Experts at General Atomics (GA) have achieved a major improvement in processing speed for an important plasma physics code by working with experts from Nvidia to optimize it for operation on the latest GPU-based supercomputers.
This three-fold increase in processing time for the latest CGYRO code, used to simulate turbulent behavior of confined plasmas, was made possible by acquiring hardware similar to that used in the Summit supercomputer now being developed at Oak Ridge National Laboratory. Working on the system allowed GA researchers to test and validate their approach before deployment – an approach that could prove valuable for researchers in a variety of fields preparing for work on the next wave of supercomputing.
Physicists tend to be heavy users of Department of Energy (DOE) supercomputer resources. Those working on nuclear fusion rely heavily on modeling to predict plasma conditions inside a fusion reactor. An approach known as gyrokinetics has been used for nearly two decades to investigate turbulence in fusion plasmas because of its ability to model behavior of the ions and electrons in the plasma.
However, the extreme complexity of plasmas – which are heated to temperatures many times that of the sun to cause hydrogen isotopes to fuse into heavier elements – means that even limited simulations require enormous processing power. This is why all current models can simulate only portions of the plasma over limited timescales. As a result, physics researchers are constantly looking for ways to make their simulations more efficient.
Over a decade ago, scientists at GA – which operates the DIII-D National Fusion Facility for DOE at GA’s campus in San Diego – developed GYRO (a predecessor to CGYRO) to model the turbulent motion of confined plasma.
“In a toroidal containment device, the plasma fuel is confined by magnetic fields but suffers a very slow leakage due to turbulent behavior,” said Jeff Candy, manager of the Turbulence and Transport Group in GA’s Magnetic Fusion Energy Division. “GYRO has proved to be very accurate at simulating this complex nonlinear process in the core region of DIII-D and other tokamaks in the U.S. and Europe, but modeling the outside edge of the plasma is more challenging.”
The need to accurately model this more complex regime motivated the development of CGYRO. It was built from the ground up by combining the best algorithms from GYRO with new numerical schemes as well as a cutting-edge approach to parallelization that targeted the upcoming generation of multicore and GPU-based architectures.
“CGYRO was intended for operation on petascale systems,” said Igor Sfiligoi, a high-performance computer software developer at GA. “We’ve run it successfully on Titan for several years. But the original version of CGYRO was optimized for older GPUs, which means we weren’t using all the features of more modern GPUs.”
One goal in particular was optimizing CGYRO for use on Summit, Titan’s successor at ORNL. At the University of Colorado in Boulder GPU Hackathon in July, GA researchers worked with specialists from Nvidia to optimize CGYRO for the latest generation of GPU systems using the OpenACC programming model.

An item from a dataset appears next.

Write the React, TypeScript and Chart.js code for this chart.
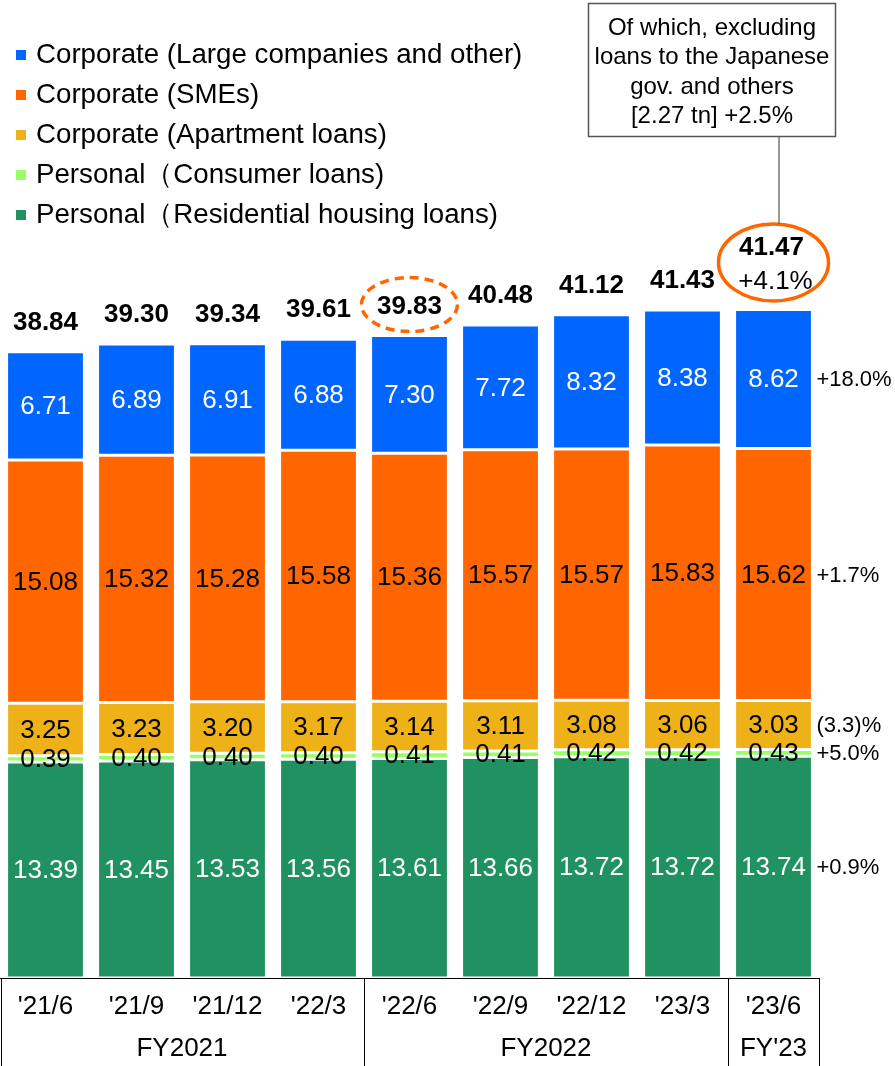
import React, { useEffect, useRef } from 'react';
import { Chart, registerables } from 'chart.js';

Chart.register(...registerables);

const FONT = 'Arial, "Liberation Sans", Helvetica, sans-serif';

const categories = ["'21/6", "'21/9", "'21/12", "'22/3", "'22/6", "'22/9", "'22/12", "'23/3", "'23/6"];
const largeCompanies = [6.71, 6.89, 6.91, 6.88, 7.30, 7.72, 8.32, 8.38, 8.62];
const smes = [15.08, 15.32, 15.28, 15.58, 15.36, 15.57, 15.57, 15.83, 15.62];
const apartmentLoans = [3.25, 3.23, 3.20, 3.17, 3.14, 3.11, 3.08, 3.06, 3.03];
const consumerLoans = [0.39, 0.40, 0.40, 0.40, 0.41, 0.41, 0.42, 0.42, 0.43];
const housingLoans = [13.39, 13.45, 13.53, 13.56, 13.61, 13.66, 13.72, 13.72, 13.74];
const totals = [38.84, 39.30, 39.34, 39.61, 39.83, 40.48, 41.12, 41.43, 41.47];
// change rates, bottom series first (same order as datasets)
const changeRates = ['+0.9%', '+5.0%', '(3.3)%', '+1.7%', '+18.0%'];
const totalChange = '+4.1%';
const groupLabels = ['FY2021', 'FY2022', "FY'23"];
const groupStarts = [0, 4, 8];
const groupEnds = [3, 7, 8];
const calloutLines = ['Of which, excluding', 'loans to the Japanese', 'gov. and others', '[2.27 tn] +2.5%'];

const seriesLabels = [
  'Personal（Residential housing loans)',
  'Personal（Consumer loans)',
  'Corporate (Apartment loans)',
  'Corporate (SMEs)',
  'Corporate (Large companies and other)',
];
const seriesColors = ['#209160', '#99FF66', '#EFB118', '#FF6600', '#0066FF'];
const labelColors = ['#ffffff', '#000000', '#000000', '#000000', '#ffffff'];
const seriesData = [housingLoans, consumerLoans, apartmentLoans, smes, largeCompanies];

const overlayPlugin = {
  id: 'overlay',
  afterDatasetsDraw(chart: any) {
    const ctx = chart.ctx;
    const xScale = chart.scales.x;
    const area = chart.chartArea;
    ctx.save();
    ctx.textAlign = 'center';
    ctx.textBaseline = 'middle';

    // segment labels
    chart.data.datasets.forEach((ds: any, i: number) => {
      const meta = chart.getDatasetMeta(i);
      meta.data.forEach((el: any, j: number) => {
        const p = el.getProps(['x', 'y', 'base'], true);
        ctx.font = `26px ${FONT}`;
        ctx.fillStyle = labelColors[i];
        ctx.fillText(ds.data[j].toFixed(2), p.x, (p.y + p.base) / 2 + 1);
      });
    });

    // totals
    const topMeta = chart.getDatasetMeta(chart.data.datasets.length - 1);
    topMeta.data.forEach((el: any, j: number) => {
      const p = el.getProps(['x', 'y'], true);
      ctx.fillStyle = '#000';
      ctx.font = `bold 26px ${FONT}`;
      if (j < totals.length - 1) {
        ctx.fillText(totals[j].toFixed(2), p.x, p.y - 29);
        if (j === 4) {
          ctx.save();
          ctx.strokeStyle = '#FF6600';
          ctx.lineWidth = 3.5;
          ctx.setLineDash([9, 6]);
          ctx.beginPath();
          ctx.ellipse(p.x, p.y - 31, 48, 27, 0, 0, Math.PI * 2);
          ctx.stroke();
          ctx.restore();
        }
      } else {
        ctx.fillText(totals[j].toFixed(2), p.x - 2, p.y - 62);
        ctx.font = `26px ${FONT}`;
        ctx.fillText(totalChange, p.x + 2, p.y - 28);
        ctx.save();
        ctx.strokeStyle = '#FF6600';
        ctx.lineWidth = 3.5;
        ctx.beginPath();
        ctx.ellipse(p.x, p.y - 47, 55, 38.5, 0, 0, Math.PI * 2);
        ctx.stroke();
        // connector to callout
        ctx.strokeStyle = '#555';
        ctx.lineWidth = 1.2;
        ctx.beginPath();
        ctx.moveTo(p.x + 5.5, 137);
        ctx.lineTo(p.x + 5.5, p.y - 47 - 38.5);
        ctx.stroke();
        ctx.restore();
      }
    });

    // change rates to the right of last bar
    chart.data.datasets.forEach((ds: any, i: number) => {
      const meta = chart.getDatasetMeta(i);
      const el = meta.data[meta.data.length - 1];
      const p = el.getProps(['x', 'y', 'base', 'width'], true);
      ctx.font = `22px ${FONT}`;
      ctx.fillStyle = '#000';
      ctx.textAlign = 'left';
      ctx.fillText(changeRates[i], p.x + p.width / 2 + 4, (p.y + p.base) / 2 + 1);
      ctx.textAlign = 'center';
    });

    // group separators and labels
    const bottom = area.bottom;
    const H = chart.height;
    const boundary = (a: number) =>
      a < 0 ? xScale.left : a >= categories.length - 1 ? xScale.right : (xScale.getPixelForValue(a) + xScale.getPixelForValue(a + 1)) / 2;
    ctx.strokeStyle = '#000';
    ctx.lineWidth = 1;
    const lines = [boundary(-1) + 0.5];
    groupEnds.forEach((e) => lines.push(boundary(e)));
    lines.forEach((lx) => {
      ctx.beginPath();
      ctx.moveTo(Math.round(lx) + 0.5, bottom);
      ctx.lineTo(Math.round(lx) + 0.5, H);
      ctx.stroke();
    });
    ctx.font = `26px ${FONT}`;
    ctx.fillStyle = '#000';
    groupLabels.forEach((g, k) => {
      const l = boundary(groupStarts[k] - 1);
      const r = boundary(groupEnds[k]);
      ctx.fillText(g, (l + r) / 2, 1049);
    });

    // legend (top series first)
    ctx.textAlign = 'left';
    ctx.font = `27.7px ${FONT}`;
    for (let k = 0; k < seriesLabels.length; k++) {
      const i = seriesLabels.length - 1 - k;
      const cy = 54 + k * 40;
      ctx.fillStyle = seriesColors[i];
      ctx.fillRect(16, cy - 4, 10, 10);
      ctx.fillStyle = '#000';
      ctx.fillText(seriesLabels[i], 36, cy + 1);
    }

    // callout box
    ctx.fillStyle = '#fff';
    ctx.fillRect(588, 3, 248, 134);
    ctx.strokeStyle = '#555';
    ctx.lineWidth = 1.5;
    ctx.strokeRect(588.5, 3.5, 247, 133);
    ctx.fillStyle = '#000';
    ctx.textAlign = 'center';
    ctx.font = `24px ${FONT}`;
    calloutLines.forEach((t, k) => ctx.fillText(t, 712, 28 + k * 29.5));

    ctx.restore();
  },
};

export default function App() {
  const ref = useRef<HTMLCanvasElement | null>(null);
  useEffect(() => {
    if (!ref.current) return;
    const chart = new Chart(ref.current, {
      type: 'bar',
      data: {
        labels: categories,
        datasets: seriesData.map((d, i) => ({
          label: seriesLabels[i],
          data: d,
          backgroundColor: seriesColors[i],
          borderColor: '#ffffff',
          borderWidth: 1.5,
          borderSkipped: false,
          categoryPercentage: 1,
          barPercentage: 0.855,
        })),
      },
      options: {
        responsive: false,
        animation: false,
        devicePixelRatio: 1,
        layout: { padding: { top: 10, left: 0, right: 76, bottom: 0 } },
        plugins: { legend: { display: false }, tooltip: { enabled: false } },
        scales: {
          x: {
            stacked: true,
            grid: { display: false, drawTicks: false },
            border: { display: true, color: '#000', width: 1 },
            ticks: { color: '#000', font: { family: FONT, size: 26 }, padding: 13, maxRotation: 0, autoSkip: false },
            afterFit: (scale: any) => {
              scale.height = 88;
            },
          },
          y: {
            stacked: true,
            display: false,
            min: 0,
            max: 60,
          },
        },
      },
      plugins: [overlayPlugin],
    });
    return () => chart.destroy();
  }, []);
  return (
    <div style={{ position: 'absolute', left: 0, top: 0, width: 895, height: 1066, background: '#fff' }}>
      <canvas ref={ref} width={895} height={1066} />
    </div>
  );
}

“A GPU-aware message passing interface is now used to move data directly between GPUs, without the need for staging first to the system memory,” Sfiligoi said. “Most of the remaining physics code execution has also been moved to the GPU, where it can now be efficiently executed without the excessive memory movement penalty.”
Since 2014, the Oak Ridge Leadership Computing Facility and its partners have held GPU hackathons to teach new GPU programmers how to leverage accelerated computing and help existing GPU programmers further optimize their codes. In 2018, there were seven such events at locations around the world, one of which was held at the UC Boulder. The GA team worked with Brent Leback and Craig Tierney from Nvidia at the hackathon.
In order to validate and benchmark the resulting code at the Hackathon, GA researchers needed access to Summit-like hardware. However, they did not have access to Summit nodes, and will not get it until 2019 at the earliest. In early 2018, to get around this problem, GA purchased two nodes that would mimic Summit’s fairly exotic processing environment.
The nodes comprise two IBM AC922 servers, each with two 16-core 4-hyperthread IBM Power9 CPUs and four Nvidia Tesla V100 with NVLink Volta GPUs, with 512GB of CPU RAM and 4x16GB of GPU RAM. GA was the first commercial user to acquire a setup like this.
The result of the optimization efforts is a three-fold increase in processing speed on those nodes. The new version of CGYRO can thus be assumed to be optimized for use on Summit, where it will be able to run three times as many simulations in the same amount of time. Given how expensive and competitive supercomputer time is, a three-fold increase in the amount of work that can be done is an important achievement for GA’s plasma physicists.
“This improved computational efficiency on next-generation supercomputers will allow CGYRO to precisely compute plasma turbulence levels in the most challenging regions of the device operating space,” Candy said. “That opens up a new range of research that can help get us to commercial fusion power plants.”